Роскошный состав певцов – Роберто Тальявини – Царь Египта, Эв-Мод Юбо – Амнерис, Елена Стихина – Аида, Петр Бечала – Радамес, Эрвин Шротт – Рамфис, Лука Сальси – Амонасро, Риккардо делла Шукка – Гонец, Флор Ван Меерш – Жрица; Хор Венской оперы (хормейстер – Хью Рис Джеймс) и Венский филармонический оркестр под управлением Алена Альтиноглу исполнили оперу Верди все в том же Большом фестивальном зале. Моим фаворитом стала меццо-сопрано Эв-Мод Юбо: ее партия Амнерис с множеством тонких вокальных оттенков в сочетании с блистательной актерской игрой, в частности, в сцене суда над Радамесом, пробирала до дрожи.
Иранская художница и режиссер Ширин Нешат, работающая в Нью-Йорке, уже ставившая «Аиду» на Зальцбургском фестивале в 2017 году, обновила свою режиссуру как стилистически, так и концептуально, включив свои ранние фотографии и фрагменты из короткометражных фильмов «Восторг» (1999) и «Шествие» (2001). Из ее разговора с драматургом Ивонн Гебауэр: «…история Аиды кажется более актуальной, чем когда-либо, учитывая политическую ситуацию в мире нашего времени. Кроме того <…> новый спектакль больше связан с моей собственной историей, потому что я также думала о своей родине, Иране, и о жестокости, с которой правительство там действует против граждан и особенно против иранских женщин, всегда прикрываясь религией и идеологией. <…> Я понимаю ее (Аиды) эмоциональные конфликты: между ее прошлым и ее настоящим; между родиной и страной, в которой она живет сейчас; между любовью и ревностью».

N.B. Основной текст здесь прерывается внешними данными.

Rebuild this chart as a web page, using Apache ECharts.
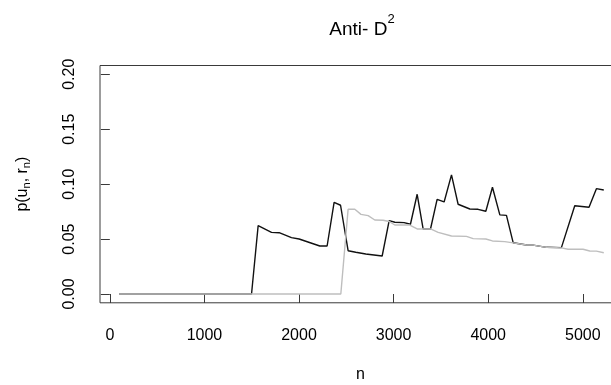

Была сохранена композиционная основа первой постановки, декорации: полностью черная сцена; белый куб в центре, служащий также экраном для видеопроекции и хоровыми подмостками; свисающие с потолка золотые трубы разной длины, напоминающие органные и служащие антуражем сцен в храме Ра и Изиды. Режиссер наполнила сюжет скрытыми смыслами. Группы массовки – женщины в паранджах, присутствующие также в фильме, –олицетворяют народ Аиды. Таинственные черные фигуры в высоких колпаках, идущие через сцену еще до начала спектакля, могут быть трактованы как образы зла или рока, потустороннего мира. В дальнейшем они появляются в поворотных и драматических моментах, например во время спора Аиды с отцом, в финале оперы. Заслуживают внимания несколько ярких эпизодов, связанных с темой власти и насилия: Радамес приносит в жертву барашка священным мечом в храме бога Ра, когда его посвящают в главнокомандующие; затем по возвращении с битвы он совершает обряд омовения рук с последующим жертвенным убийством пленницы, внешне похожей на Аиду; наконец, Амнерис возлагает на его голову не лавровый венок победителя, а военную фуражку. Также во время танцевальной музыки в сцене на террасе один из солдат подходит к Амнерис, держащей в руках красную ткань, пытается ее отобрать, другие военные подходят к рабыням, угрожают им мечами и затем уходят – ткань оказывается платьем, в которое служанки одевают Амнерис, что, очевидно, символизирует ее причастность к насилию. Есть и более загадочный момент: двойник Аиды в золотом саркофаге и молящиеся вокруг него женщины (все происходит на движущейся платформе), при этом сама Аида находится недалеко и видит происходящее, равно как и последующее жертвоприношение пленницы. Соединенные в логическую цепочку эпизоды приводят к выводу, что здесь подчеркивается виновность Радамеса в гибели Аиды. Особую атмосферу и трагический смысл передали серии черно-белых портретных фотографий, сопровождаемых аудиозаписью шепота женщин, появляющиеся в паузах между сценами и дополняющие ассоциативный ряд.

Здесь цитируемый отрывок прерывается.